When taking out a student loan, check for a limit. This indicates how much you can borrow. Student loans from the federal government, for instance, set a limit based on factors such as what type of school you’re attending. If you’re in college, there might be a different limit than if you’re in graduate school because different programs vary in cost.6
What is the goal of a student loan?
Not everyone can afford to pay for school on their own or with their savings, and that’s okay. Even though student loans come with a cost, their purpose can be priceless. A student loan can be used to go to school, which can open all kinds of doors. Through school, you could get a great education and build the foundation for a dream career.
Paying a student loan back can also teach valuable life lessons. Making payments can help you become aware of budgeting and setting aside funds each month. These steps can lead you to think about other goals, like planning and saving for the future.
How do I take out a student loan?
Good question. You know they’re out there, but how do student loans work and how do you get one? You may have heard of federal student loans and private loans.
A federal student loan is a loan from the government. With a federal student loan, you can expect a fixed interest rate. There are some great benefits with this type of loan, including options to pay back the loan over a longer time. You may also be able to make payments based on your income and even delay paying it back if money is tight.
To start the process for a federal student loan, fill out the Free Application for Federal Student Aid (FAFSA).
A private student loan comes from a private organization. This could be a bank, credit union or another financial organization. The interest rate with this kind of loan might be fixed or variable. Some private loans ask that you start making payments while still in school, but others do not.7 It’s important to ask about rates and how to pay the loan back before you apply.
Since private student loans are available through different lenders with varying rates and terms, it can be worthwhile to compare before making a final decision.
What can student loans be used for?
To understand what a student loan can be used for, think of school-related expenses. College tuition, school fees, and textbooks are typical costs that student loans can be used for. Other school-related expenses include electronics, like a laptop you might need to buy for college. Transportation, meals and housing can also be covered with student loan money.
What are student loans not used for?
Since they are created for school purposes, items that are not related to education are often not considered something student loans can cover. Items such as dorm room decorations, a new car or a spring break trip probably wouldn’t be paid for with student-loan funds. Student loans are also not usually designed to be used for starting a new business, buying a new wardrobe or eating out at restaurants.
Before you get a student loan, you can spend some time looking at what expenses you’ll have for school.

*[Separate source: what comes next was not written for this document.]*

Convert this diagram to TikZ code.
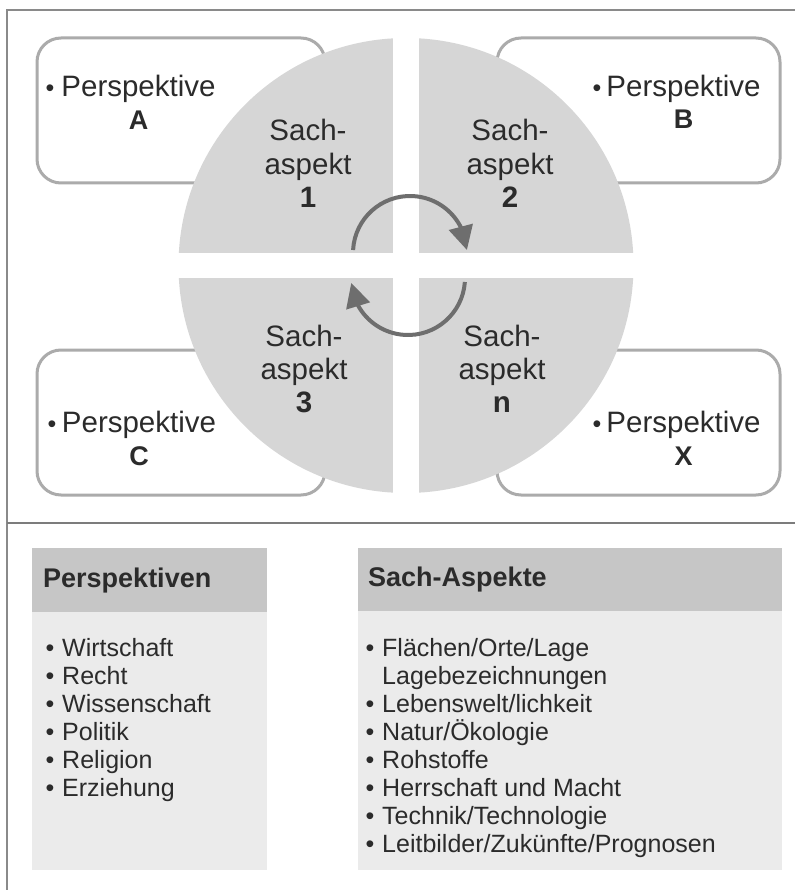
\documentclass[tikz,border=0pt]{standalone}
\usepackage{fontspec}
\setmainfont{Liberation Sans}
\usetikzlibrary{arrows.meta,bending}
\definecolor{circ}{HTML}{D6D6D6}
\definecolor{bord}{HTML}{ABABAB}
\definecolor{framec}{HTML}{8A8A8A}
\definecolor{arr}{HTML}{6E6E6E}
\definecolor{hdr}{HTML}{C6C6C6}
\definecolor{bdy}{HTML}{EBEBEB}
\definecolor{txt}{HTML}{2B2B2B}
\tikzset{
  perbox/.style={draw=bord, line width=3pt, rounded corners=24pt, fill=white,
    minimum width=288pt, minimum height=145pt, inner sep=0pt},
  pers/.style={anchor=base, inner sep=0pt, text=txt, font=\fontsize{29.5}{34}\selectfont},
  perbul/.style={anchor=base, inner sep=0pt, text=txt, font=\fontsize{25}{30}\selectfont},
  letter/.style={anchor=base, inner sep=0pt, text=txt, font=\fontsize{27}{30}\selectfont\bfseries},
  sach/.style={anchor=base, inner sep=0pt, text=txt, font=\fontsize{29.5}{34}\selectfont},
  sachnum/.style={anchor=base, inner sep=0pt, text=txt, font=\fontsize{29.5}{34}\selectfont\bfseries},
  cyc/.style={draw=arr, line width=4pt, -{Triangle[length=24pt,width=24pt]}},
  hdrbox/.style={fill=hdr, draw=none, anchor=north west, inner sep=0pt},
  bdybox/.style={fill=bdy, draw=none, anchor=north west, inner sep=0pt},
  hdrtxt/.style={anchor=base west, inner sep=0pt, text=txt, font=\fontsize{27}{32}\selectfont\bfseries},
  itm/.style={anchor=base west, inner sep=0pt, text=txt, font=\fontsize{25}{28}\selectfont},
  itmbul/.style={anchor=base, inner sep=0pt, text=txt, font=\fontsize{25}{28}\selectfont},
}
\begin{document}
\begin{tikzpicture}[x=1pt,y=-1pt]
\useasboundingbox (0,0) rectangle (795,890);
\fill[white] (0,0) rectangle (795,890);
% frame
\draw[framec, line width=2pt] (7,890) -- (7,10) -- (795,10);
\draw[framec!90!black, line width=2.5pt] (7,523) -- (795,523);

% perspective boxes
\node[perbox] (boxA) at (181,110.5) {};
\node[perbox, minimum width=283pt] (boxB) at (638.5,110.5) {};
\node[perbox] (boxC) at (181,422.5) {};
\node[perbox, minimum width=283pt] (boxX) at (638.5,422.5) {};

% circle with cross
\fill[circ] (406,265.5) circle[radius=227.5];
\begin{scope}
  \clip (406,265.5) circle[radius=228.5];
  \fill[white] (393,30) rectangle (419,500);
  \fill[white] (170,253) rectangle (645,278);
\end{scope}

% cycle arrows
\coordinate (c1) at (410,253);
\coordinate (c2) at (408,278);
\draw[cyc] ([shift={(183:57)}]c1) arc[start angle=183, end angle=357, radius=57];
\draw[cyc] ([shift={(4:57)}]c2) arc[start angle=4, end angle=175, radius=57];

% perspective texts
\node[perbul] (bA) at (50,97) {•};
\node[pers] (pA) at (138.5,97) {Perspektive};
\node[letter] (lA) at (138.5,130) {A};
\node[perbul] (bB) at (597,97) {•};
\node[pers] (pB) at (683.5,97) {Perspektive};
\node[letter] (lB) at (683.5,129) {B};
\node[perbul] (bC) at (52,432) {•};
\node[pers] (pC) at (139,432) {Perspektive};
\node[letter] (lC) at (139,465) {C};
\node[perbul] (bX) at (597,432) {•};
\node[pers] (pX) at (683.5,432) {Perspektive};
\node[letter] (lX) at (683.5,465) {X};

% Sach-aspekt texts
\node[sach] (s1a) at (308,141) {Sach-};
\node[sach] (s1b) at (308,175) {aspekt};
\node[sachnum] (s1c) at (308,208) {1};
\node[sach] (s2a) at (510,141) {Sach-};
\node[sach] (s2b) at (510,175) {aspekt};
\node[sachnum] (s2c) at (510,208) {2};
\node[sach] (s3a) at (304,346) {Sach-};
\node[sach] (s3b) at (304,379) {aspekt};
\node[sachnum] (s3c) at (304,412) {3};
\node[sach] (sna) at (502,346) {Sach-};
\node[sach] (snb) at (502,379) {aspekt};
\node[sachnum] (snc) at (502,412) {n};

% bottom tables
\node[hdrbox, minimum width=235pt, minimum height=64pt] (ph) at (32,548) {};
\node[bdybox, minimum width=235pt, minimum height=258pt] (pb) at (32,612) {};
\node[hdrbox, minimum width=424pt, minimum height=63pt] (sh) at (358,548) {};
\node[bdybox, minimum width=424pt, minimum height=259pt] (sb) at (358,611) {};

\node[hdrtxt] (pht) at (43,587) {Perspektiven};
\node[hdrtxt] (sht) at (368,586) {Sach-Aspekte};

\foreach \t [count=\i from 0] in {Wirtschaft, Recht, Wissenschaft, Politik, Religion, Erziehung} {
  \node[itmbul] (pbul\i) at (50,{656+28*\i}) {•};
  \node[itm] (pit\i) at (62,{656+28*\i}) {\t};
}

\node[itmbul] (sbul0) at (370,656) {•};
\node[itm] (sit0) at (382,656) {Flächen/Orte/Lage};
\node[itm] (sit1) at (382,684) {Lagebezeichnungen};
\node[itmbul] (sbul2) at (370,712) {•};
\node[itm] (sit2) at (382,712) {Lebenswelt/lichkeit};
\node[itmbul] (sbul3) at (370,740) {•};
\node[itm] (sit3) at (382,740) {Natur/Ökologie};
\node[itmbul] (sbul4) at (370,768) {•};
\node[itm] (sit4) at (382,768) {Rohstoffe};
\node[itmbul] (sbul5) at (370,796) {•};
\node[itm] (sit5) at (382,796) {Herrschaft und Macht};
\node[itmbul] (sbul6) at (370,824) {•};
\node[itm] (sit6) at (382,824) {Technik/Technologie};
\node[itmbul] (sbul7) at (370,852) {•};
\node[itm] (sit7) at (382,852) {Leitbilder/Zukünfte/Prognosen};
\end{tikzpicture}
\end{document}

Keep in mind that once you take out a loan, you’ll have to eventually pay it back. For this reason, if you take out a smaller amount now, you might be able to pay it off faster in the future.8
How much could you pay on student loans per month?
The amount you’ll spend on student loans each month can vary depending on different factors, such as if the loan is a federal loan or a private loan. The interest rate will also impact how much you pay every month. Timing can play a role, too. Some student loans don’t require you to make payments while you are still in school, for instance.
Loan amount | Interest rate | Monthly payment | Total interest | Total amount |
---|---|---|---|---|
$20,000 | 4% fixed | $202.49 | $4,298.84 | $24,298.84 |
$20,000 | 8% fixed | $242.66 | $9,118.32 | $29,118.32 9 |
Perhaps you take out a loan with no fees for $20,000. Depending on if you have a 4% interest rate or an 8% interest rate, your payments will differ. Thinking about how much you might have to pay before you take out a student loan will help you prepare to budget for it. It might also help you decide how quickly or slowly you’d like to pay it off.
Keep in mind that what you pay could be different if the rate is variable. You can also consider an income-based repayment plan. This type of plan is set up in a way that makes it possible to send in payments based on your income level.10
It’s a lot to consider, but having the right knowledge can help you start planning for the future so that you’re ready when the time comes to start choosing your student loan path. Plus, you’ll be all set to discuss the student loan process over Grandma’s apple pie. Pass the whipped cream, please.